However, director Mike Flanagan, who I don't believe has ever done a comedy movie, turned the notion that dramatic filmmakers should ignore comedy on its ear. Those of you who read Mike's 'Kickstarted' article will recall that for him to get the necessary funds to shoot his critically acclaimed film, Absentia, he chose to explore crowdfunding. He'd created a snappy teaser trailer, crafted some really cool contribution gifts, constructed a business plan, and had a number of award winning films to his name. As such, one would think that he would've been the Kickstarter golden child, rolling in money as soon as he put up his page. That was not the case. In fact, for nearly half of his campaign, he received almost no contributions. At that point, he realized he had to really think outside of the box.

In a rush of inspiration, he realized that they needed to come up with a targeted campaign that would harness the social networks of each of the actors and main crew involved in the film. However, he had no interest in "virtual begging" as those are highly annoying and almost completely ineffectual. As such, he decided that each person who was involved in the film would have a three minute short created about them that played humorously off their foibles and idiosyncrasies that was memorable and amusing enough that their friends and family would pass them along to their friends.
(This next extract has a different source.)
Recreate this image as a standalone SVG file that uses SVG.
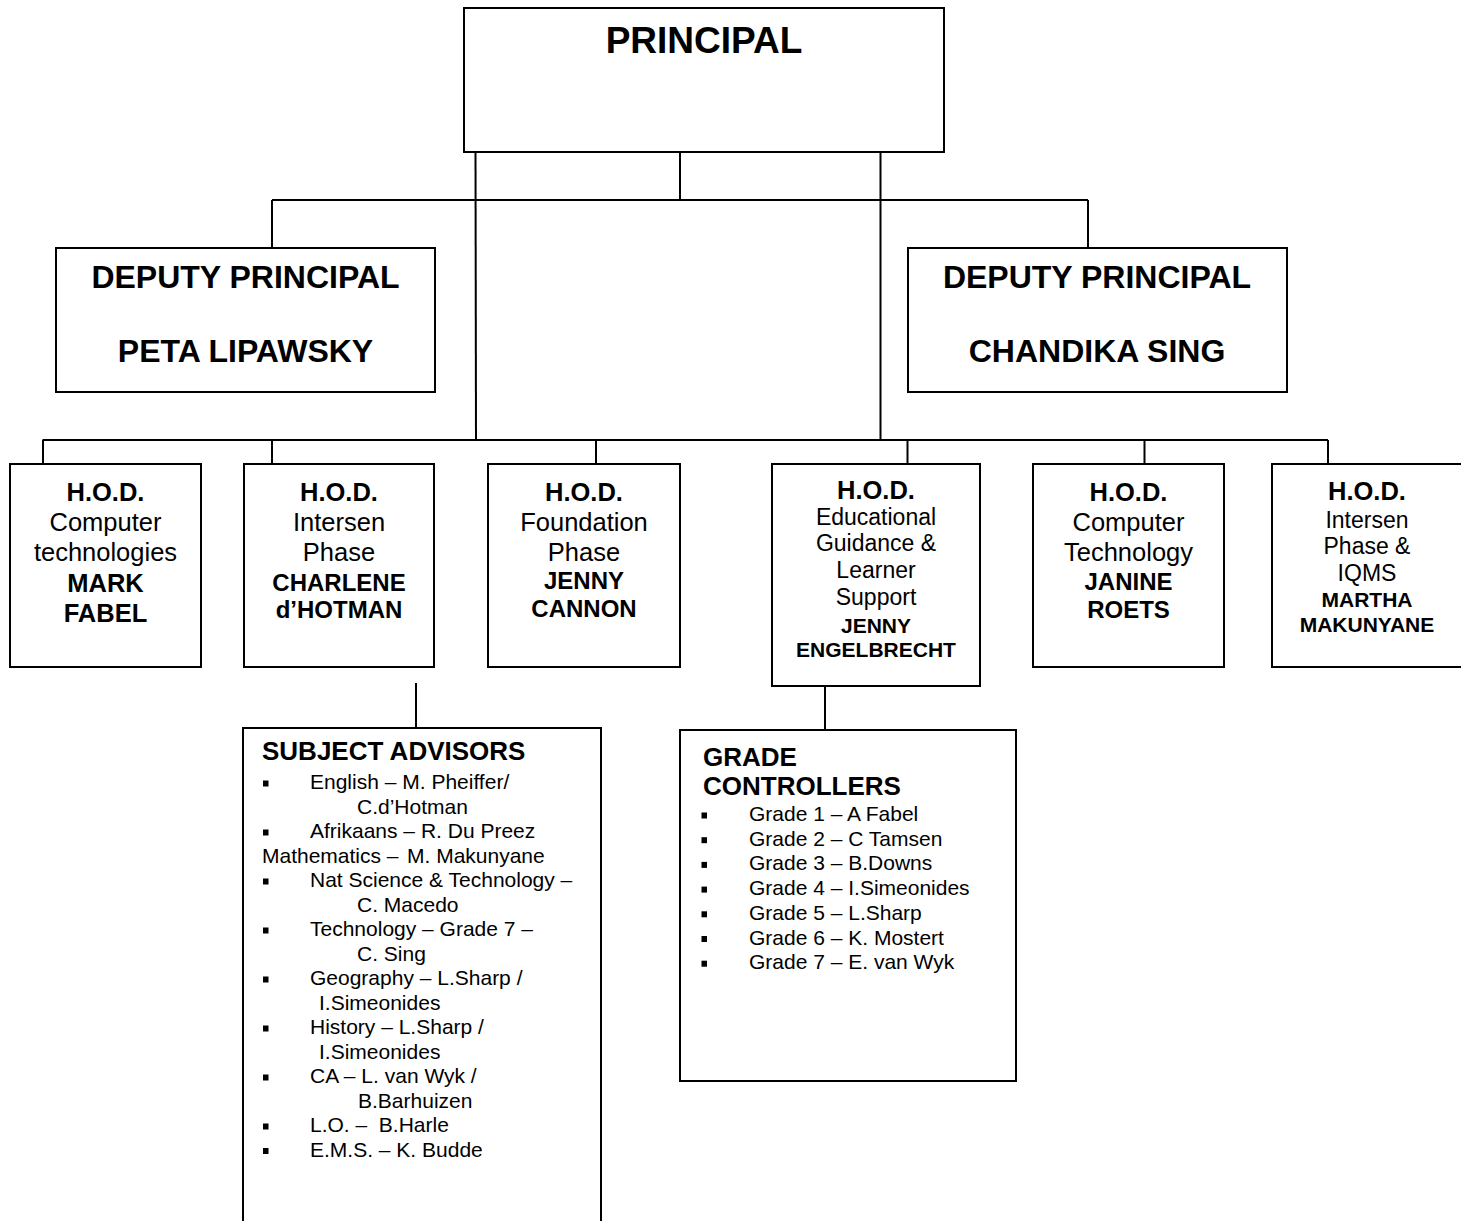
<svg xmlns="http://www.w3.org/2000/svg" width="1461" height="1221" viewBox="0 0 1461 1221">
<style>
  .box { fill: #ffffff; stroke: #000000; stroke-width: 2; }
  .conn line { stroke: #000000; stroke-width: 2; }
  text { font-family: "Liberation Sans", Arial, sans-serif; fill: #000000; }
  .c { text-anchor: middle; }
  .b { font-weight: bold; }
  .top { font-size: 37px; font-weight: bold; }
  .dep { font-size: 32px; font-weight: bold; }
  .h { font-size: 25.5px; }
  .hs { font-size: 23px; }
  .ns { font-size: 21px; }
  .n { font-size: 24px; }
  .title { font-size: 26px; font-weight: bold; }
  .li { font-size: 21px; }
  .bul { fill: #000000; }
</style>
<rect x="0" y="0" width="1461" height="1221" fill="#ffffff"/>

<g id="connectors" class="conn">
  <line x1="680" y1="152" x2="680" y2="200"/>
  <line x1="272" y1="200" x2="1088" y2="200"/>
  <line x1="272" y1="200" x2="272" y2="248"/>
  <line x1="1088" y1="200" x2="1088" y2="248"/>
  <line x1="475.5" y1="152" x2="476" y2="440"/>
  <line x1="880.5" y1="152" x2="880.5" y2="440"/>
  <line x1="42.5" y1="440" x2="1328" y2="440"/>
  <line x1="43" y1="440" x2="43" y2="464"/>
  <line x1="272" y1="440" x2="272" y2="464"/>
  <line x1="596" y1="440" x2="596" y2="464"/>
  <line x1="907.5" y1="440" x2="907.5" y2="464"/>
  <line x1="1144.5" y1="440" x2="1144.5" y2="464"/>
  <line x1="1328" y1="440" x2="1328" y2="464"/>
  <line x1="416" y1="683" x2="416" y2="728"/>
  <line x1="825" y1="686" x2="825" y2="730"/>
</g>

<g id="principal">
  <rect class="box" x="464" y="8" width="480" height="144"/>
  <text class="top c" x="704" y="53">PRINCIPAL</text>
</g>

<g id="deputy-left">
  <rect class="box" x="56" y="248" width="379" height="144"/>
  <text class="dep c" x="245.5" y="288">DEPUTY PRINCIPAL</text>
  <text class="dep c" x="245.5" y="362">PETA LIPAWSKY</text>
</g>

<g id="deputy-right">
  <rect class="box" x="908" y="248" width="379" height="144"/>
  <text class="dep c" x="1097" y="288">DEPUTY PRINCIPAL</text>
  <text class="dep c" x="1097" y="362">CHANDIKA SING</text>
</g>

<g id="hod-computer-technologies">
  <rect class="box" x="10" y="464" width="191" height="203"/>
  <text class="h b c" x="105.5" y="501">H.O.D.</text>
  <text class="h c" x="105.5" y="531">Computer</text>
  <text class="h c" x="105.5" y="561">technologies</text>
  <text class="h b c" x="105.5" y="592">MARK</text>
  <text class="h b c" x="105.5" y="622">FABEL</text>
</g>

<g id="hod-intersen">
  <rect class="box" x="244" y="464" width="190" height="203"/>
  <text class="h b c" x="339" y="501">H.O.D.</text>
  <text class="h c" x="339" y="531">Intersen</text>
  <text class="h c" x="339" y="561">Phase</text>
  <text class="n b c" x="339" y="591">CHARLENE</text>
  <text class="n b c" x="339" y="618">d’HOTMAN</text>
</g>

<g id="hod-foundation">
  <rect class="box" x="488" y="464" width="192" height="203"/>
  <text class="h b c" x="584" y="501">H.O.D.</text>
  <text class="h c" x="584" y="531">Foundation</text>
  <text class="h c" x="584" y="561">Phase</text>
  <text class="n b c" x="584" y="589">JENNY</text>
  <text class="n b c" x="584" y="617">CANNON</text>
</g>

<g id="hod-guidance">
  <rect class="box" x="772" y="464" width="208" height="222"/>
  <text class="h b c" x="876" y="499">H.O.D.</text>
  <text class="hs c" x="876" y="525">Educational</text>
  <text class="hs c" x="876" y="551">Guidance &amp;</text>
  <text class="hs c" x="876" y="578">Learner</text>
  <text class="hs c" x="876" y="605">Support</text>
  <text class="ns b c" x="876" y="633">JENNY</text>
  <text class="ns b c" x="876" y="657">ENGELBRECHT</text>
</g>

<g id="hod-computer-technology">
  <rect class="box" x="1033" y="464" width="191" height="203"/>
  <text class="h b c" x="1128.5" y="501">H.O.D.</text>
  <text class="h c" x="1128.5" y="531">Computer</text>
  <text class="h c" x="1128.5" y="561">Technology</text>
  <text class="n b c" x="1128.5" y="590">JANINE</text>
  <text class="n b c" x="1128.5" y="618">ROETS</text>
</g>

<g id="hod-intersen-iqms">
  <rect class="box" x="1272" y="464" width="192" height="203"/>
  <text class="h b c" x="1367" y="500">H.O.D.</text>
  <text class="hs c" x="1367" y="528">Intersen</text>
  <text class="hs c" x="1367" y="554">Phase &amp;</text>
  <text class="hs c" x="1367" y="581">IQMS</text>
  <text class="ns b c" x="1367" y="607">MARTHA</text>
  <text class="ns b c" x="1367" y="632">MAKUNYANE</text>
</g>

<g id="subject-advisors">
  <rect class="box" x="243" y="728" width="358" height="500"/>
  <text class="title" x="262" y="760">SUBJECT ADVISORS</text>
  <g class="bul">
    <rect x="263" y="780.5" width="5.5" height="6"/>
    <rect x="263" y="829.5" width="5.5" height="6"/>
    <rect x="263" y="878.5" width="5.5" height="6"/>
    <rect x="263" y="927.5" width="5.5" height="6"/>
    <rect x="263" y="976.5" width="5.5" height="6"/>
    <rect x="263" y="1025.5" width="5.5" height="6"/>
    <rect x="263" y="1074.5" width="5.5" height="6"/>
    <rect x="263" y="1123.5" width="5.5" height="6"/>
    <rect x="263" y="1148" width="5.5" height="6"/>
  </g>
  <text class="li" x="310" y="789">English – M. Pheiffer/</text>
  <text class="li" x="357" y="813.5">C.d’Hotman</text>
  <text class="li" x="310" y="838">Afrikaans – R. Du Preez</text>
  <text class="li" y="862.5"><tspan x="262">Mathematics –</tspan><tspan x="407">M. Makunyane</tspan></text>
  <text class="li" x="310" y="887">Nat Science &amp; Technology –</text>
  <text class="li" x="357" y="911.5">C. Macedo</text>
  <text class="li" x="310" y="936">Technology – Grade 7 –</text>
  <text class="li" x="357" y="960.5">C. Sing</text>
  <text class="li" x="310" y="985">Geography – L.Sharp /</text>
  <text class="li" x="319" y="1009.5">I.Simeonides</text>
  <text class="li" x="310" y="1034">History – L.Sharp /</text>
  <text class="li" x="319" y="1058.5">I.Simeonides</text>
  <text class="li" x="310" y="1083">CA – L. van Wyk /</text>
  <text class="li" x="358" y="1107.5">B.Barhuizen</text>
  <text class="li" x="310" y="1132" xml:space="preserve">L.O. –  B.Harle</text>
  <text class="li" x="310" y="1156.5">E.M.S. – K. Budde</text>
</g>

<g id="grade-controllers">
  <rect class="box" x="680" y="730" width="336" height="351"/>
  <text class="title" x="703" y="766">GRADE</text>
  <text class="title" x="703" y="795">CONTROLLERS</text>
  <g class="bul">
    <rect x="701.5" y="812.5" width="5.5" height="6"/>
    <rect x="701.5" y="837.2" width="5.5" height="6"/>
    <rect x="701.5" y="861.9" width="5.5" height="6"/>
    <rect x="701.5" y="886.6" width="5.5" height="6"/>
    <rect x="701.5" y="911.3" width="5.5" height="6"/>
    <rect x="701.5" y="936" width="5.5" height="6"/>
    <rect x="701.5" y="960.7" width="5.5" height="6"/>
  </g>
  <text class="li" x="749" y="821">Grade 1 – A Fabel</text>
  <text class="li" x="749" y="845.7">Grade 2 – C Tamsen</text>
  <text class="li" x="749" y="870.4">Grade 3 – B.Downs</text>
  <text class="li" x="749" y="895.1">Grade 4 – I.Simeonides</text>
  <text class="li" x="749" y="919.8">Grade 5 – L.Sharp</text>
  <text class="li" x="749" y="944.5">Grade 6 – K. Mostert</text>
  <text class="li" x="749" y="969.2">Grade 7 – E. van Wyk</text>
</g>
</svg>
The catch phrase was the question: "Wasn't this worth $5?"

By using specific humor, targeting social networks that would most be amused by it, and using a small monetary hook, Flanagan started to see a turnaround in participation almost immediately. As more people contributed, others became attracted to the campaign, since it clearly had momentum. At this point, larger contributions rolled in as it became evident that this film would get made. By the time it was all said and done, Flanagan had nearly doubled the budget he was shooting for.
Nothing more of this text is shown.